**Exercise directions**
Go over the entries below line by line, copying each one that contains the word "HTML".

**Records for the exercise**
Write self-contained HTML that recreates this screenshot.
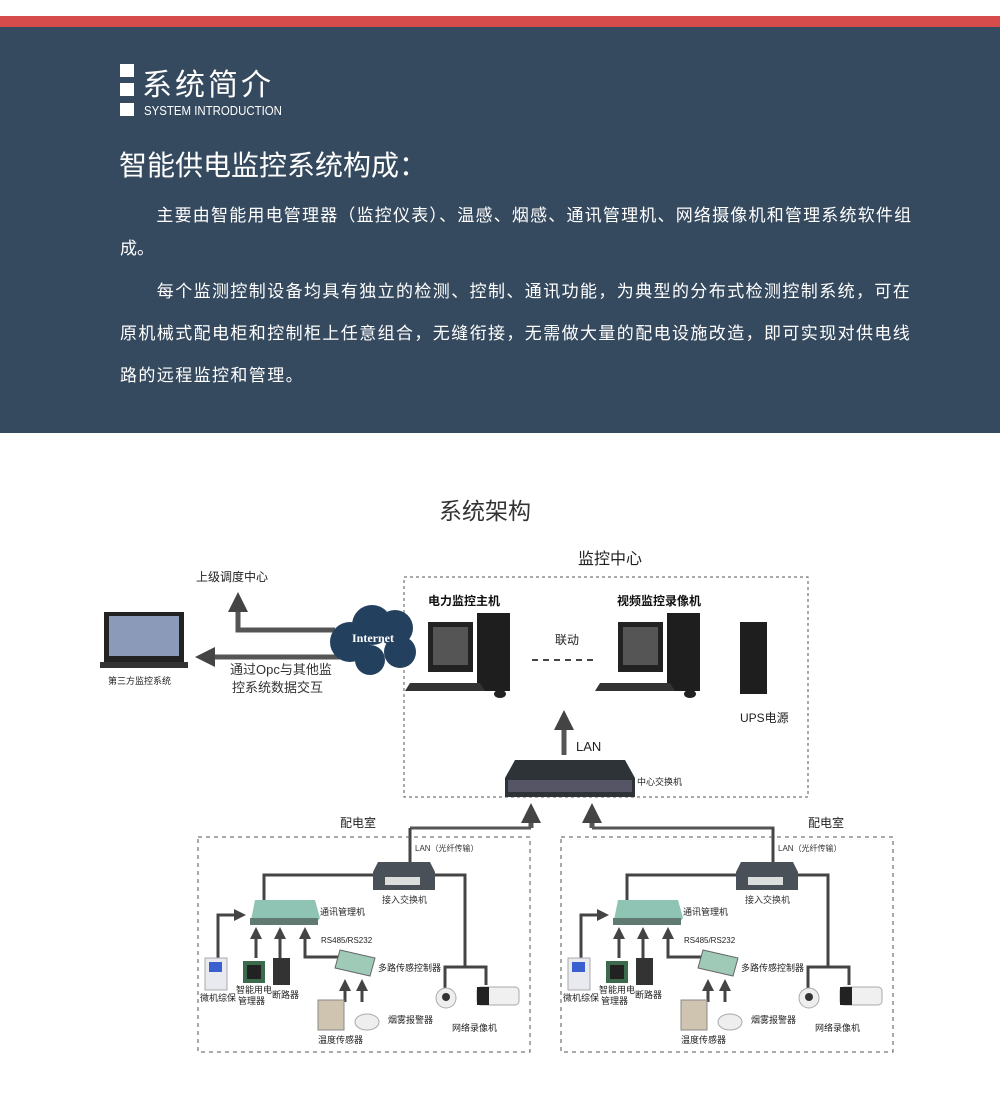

---

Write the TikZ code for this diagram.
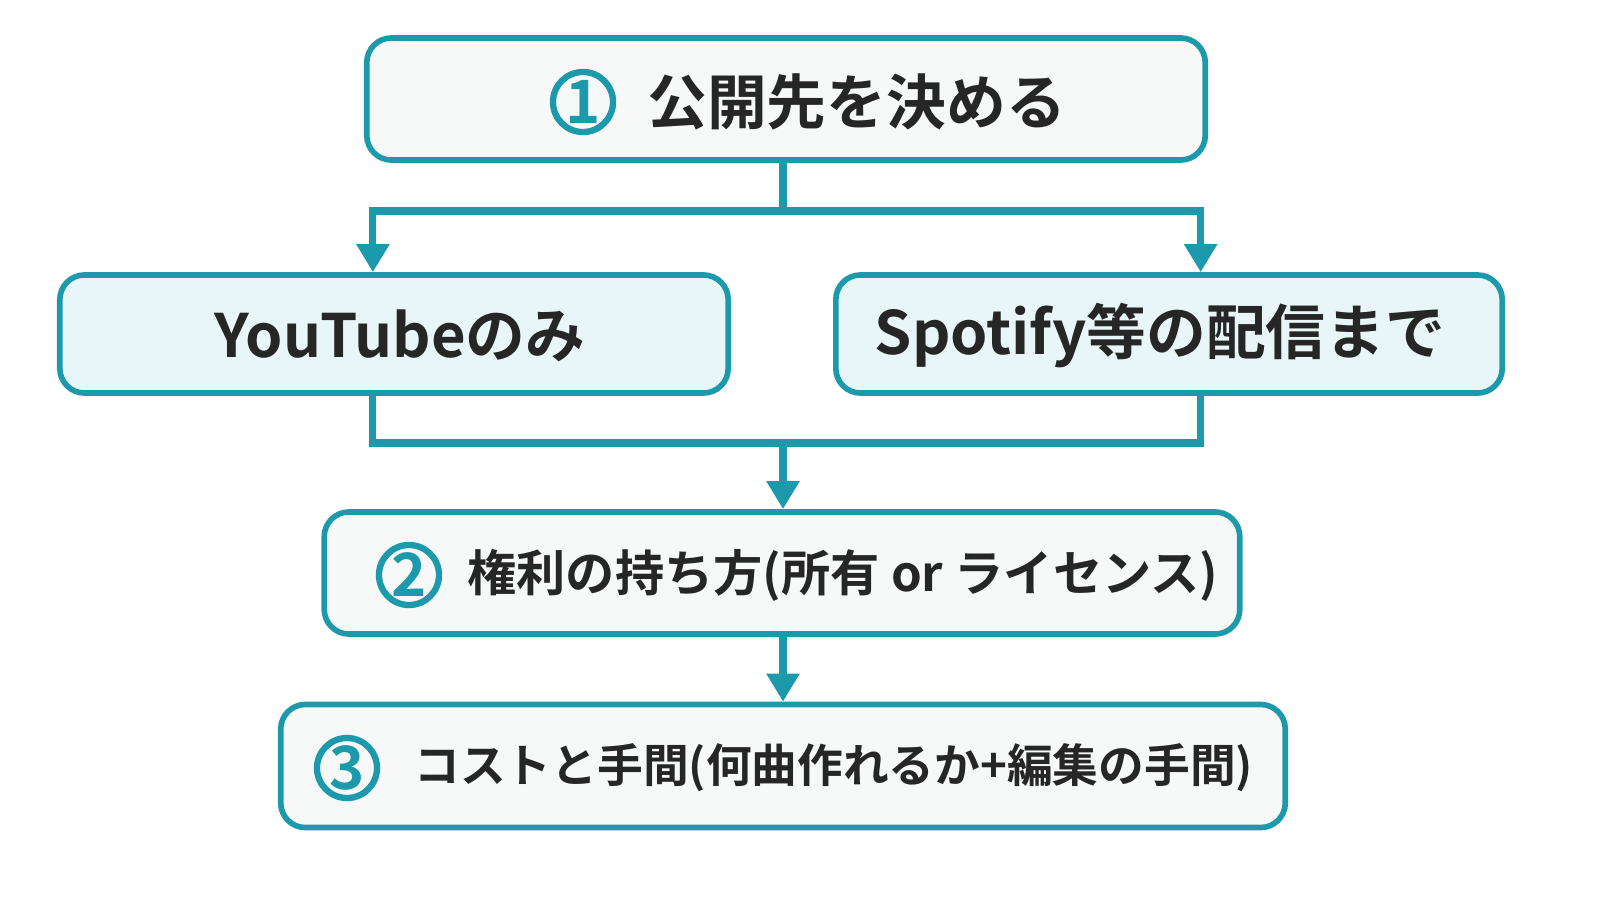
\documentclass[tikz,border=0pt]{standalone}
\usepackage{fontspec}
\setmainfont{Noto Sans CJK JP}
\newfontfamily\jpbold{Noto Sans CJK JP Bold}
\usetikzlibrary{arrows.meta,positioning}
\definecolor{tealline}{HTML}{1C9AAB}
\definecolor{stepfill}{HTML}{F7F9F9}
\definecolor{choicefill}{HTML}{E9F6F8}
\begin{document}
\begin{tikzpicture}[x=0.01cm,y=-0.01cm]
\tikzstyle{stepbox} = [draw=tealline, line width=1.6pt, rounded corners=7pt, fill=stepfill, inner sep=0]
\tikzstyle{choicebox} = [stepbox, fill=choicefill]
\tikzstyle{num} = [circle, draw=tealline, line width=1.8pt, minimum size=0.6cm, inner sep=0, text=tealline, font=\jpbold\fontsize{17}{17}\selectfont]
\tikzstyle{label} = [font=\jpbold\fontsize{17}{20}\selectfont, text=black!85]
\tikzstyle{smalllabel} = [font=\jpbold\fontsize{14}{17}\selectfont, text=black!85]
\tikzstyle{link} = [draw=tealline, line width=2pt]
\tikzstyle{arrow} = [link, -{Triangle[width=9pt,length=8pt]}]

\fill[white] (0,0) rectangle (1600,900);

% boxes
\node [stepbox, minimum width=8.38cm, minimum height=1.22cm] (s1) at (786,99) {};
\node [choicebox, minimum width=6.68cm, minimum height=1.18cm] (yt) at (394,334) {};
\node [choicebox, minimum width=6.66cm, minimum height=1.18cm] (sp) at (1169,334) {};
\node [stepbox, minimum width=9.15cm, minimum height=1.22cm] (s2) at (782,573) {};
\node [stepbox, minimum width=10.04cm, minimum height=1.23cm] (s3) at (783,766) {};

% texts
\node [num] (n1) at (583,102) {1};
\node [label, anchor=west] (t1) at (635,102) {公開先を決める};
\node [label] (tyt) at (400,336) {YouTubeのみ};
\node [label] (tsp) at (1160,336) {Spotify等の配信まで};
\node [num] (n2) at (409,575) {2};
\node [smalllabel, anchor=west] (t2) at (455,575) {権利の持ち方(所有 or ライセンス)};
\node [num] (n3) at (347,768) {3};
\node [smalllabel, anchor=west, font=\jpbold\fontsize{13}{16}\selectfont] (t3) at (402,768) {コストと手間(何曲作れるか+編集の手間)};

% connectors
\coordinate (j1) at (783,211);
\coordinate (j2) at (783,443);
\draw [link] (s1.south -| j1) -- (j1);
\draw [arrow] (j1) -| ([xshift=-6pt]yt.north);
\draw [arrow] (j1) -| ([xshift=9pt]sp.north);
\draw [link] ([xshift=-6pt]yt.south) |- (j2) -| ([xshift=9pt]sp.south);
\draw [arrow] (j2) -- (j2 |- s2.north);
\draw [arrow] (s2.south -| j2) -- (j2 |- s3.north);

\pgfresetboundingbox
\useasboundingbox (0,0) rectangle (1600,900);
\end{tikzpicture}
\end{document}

**Correct response**
Write self-contained HTML that recreates this screenshot.
\definecolor{tealline}{HTML}{1C9AAB}
\definecolor{stepfill}{HTML}{F7F9F9}
\definecolor{choicefill}{HTML}{E9F6F8}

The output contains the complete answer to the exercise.